More volatile front‑end rates typically go hand in hand with bigger swings in the basis, raising the odds that leveraged players will have to unwind at the same time. If funding costs spike or repo capacity is constrained, the economics of the trade can deteriorate quickly. In that scenario, simultaneous selling by basis traders could add to downward pressure on Treasury prices and push yields higher, amplifying an underlying shock instead of cushioning it. 

Recent Federal Reserve research underscores how central the basis trade has become to Treasury funding.

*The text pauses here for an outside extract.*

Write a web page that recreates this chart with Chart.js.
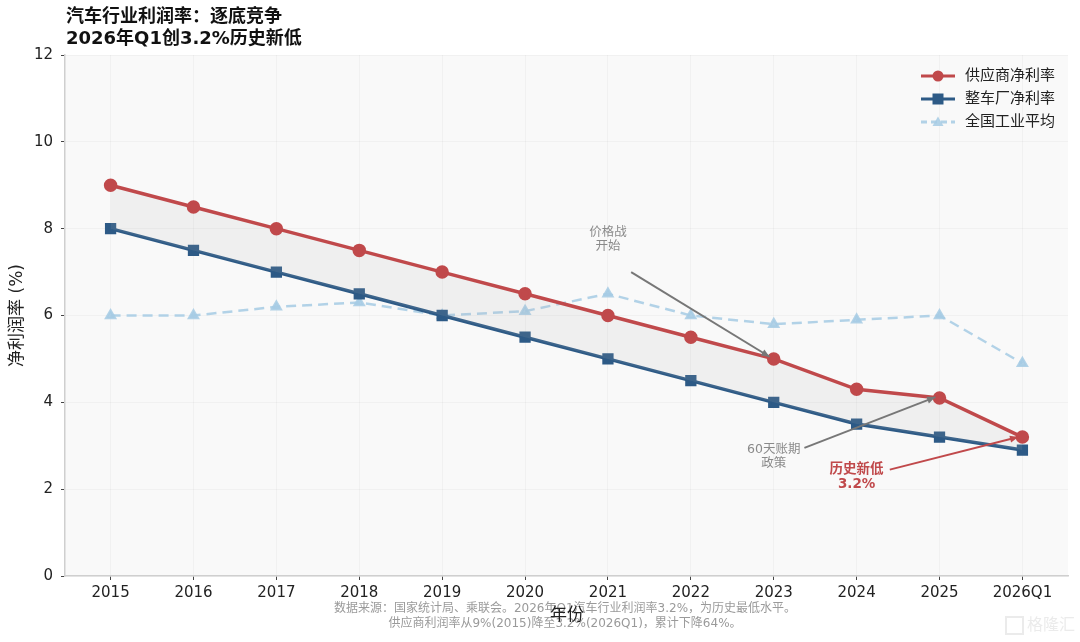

The analysis suggests that official Treasury International Capital (TIC) data likely understate the amount of U.S. government debt held through offshore financial centers, where many U.S. hedge funds custody assets, because those holdings are frequently pledged as repo collateral and do not always show up cleanly in traditional cross‑border statistics.    

After adjusting for these effects, the Fed estimates that leveraged investment vehicles were among the largest net absorbers of U.S. Treasuries between 2022 and 2024, with aggregate holdings on the order of roughly $1.2 trillion. That places these investors just behind foreign official institutions as a source of incremental demand during a period of heavy Treasury issuance. 

That scale matters for the market’s long‑run equilibrium. If a bout of volatility or a funding shock were to trigger a broad basis‑trade unwind, the result would be a mix of forced selling today and reduced appetite tomorrow from funds that have been key marginal buyers. The resulting gap in sponsorship would likely translate into higher long‑term borrowing costs, complicating the U.S. Treasury’s funding calculus at a time of elevated deficits. 

This vulnerability is magnified by the Treasury’s recent tilt toward shorter‑dated bills to contain near‑term interest expense. A bill‑heavy funding strategy leaves the government more exposed to swings in front‑end rates, which are increasingly sensitive to a divided policy committee and shifting macro data.  

If a basis‑trade unwind were to disrupt the repo market at the same time, the Treasury could face rising costs both at the very short end, where it has increased reliance on bills, and further out the curve, where the loss of leveraged demand pushes yields higher. Historically, periods when bills make up a larger share of outstanding debt have often coincided with higher bond‑market volatility, as captured by the MOVE index, rather than suppressing it. 

For now, implied volatility remains unusually subdued, masking a degree of fragility in the Treasury complex that is not obvious on the surface. But with a large, leveraged basis trade sitting atop the world’s risk‑free benchmark, a bill‑heavy funding mix, and calm market readings, the system could reprice abruptly under the right catalyst. A sharp move higher in yields would both pressure government financing costs and force additional deleveraging by basis traders, reinforcing the very feedback loop that set the adjustment in motion.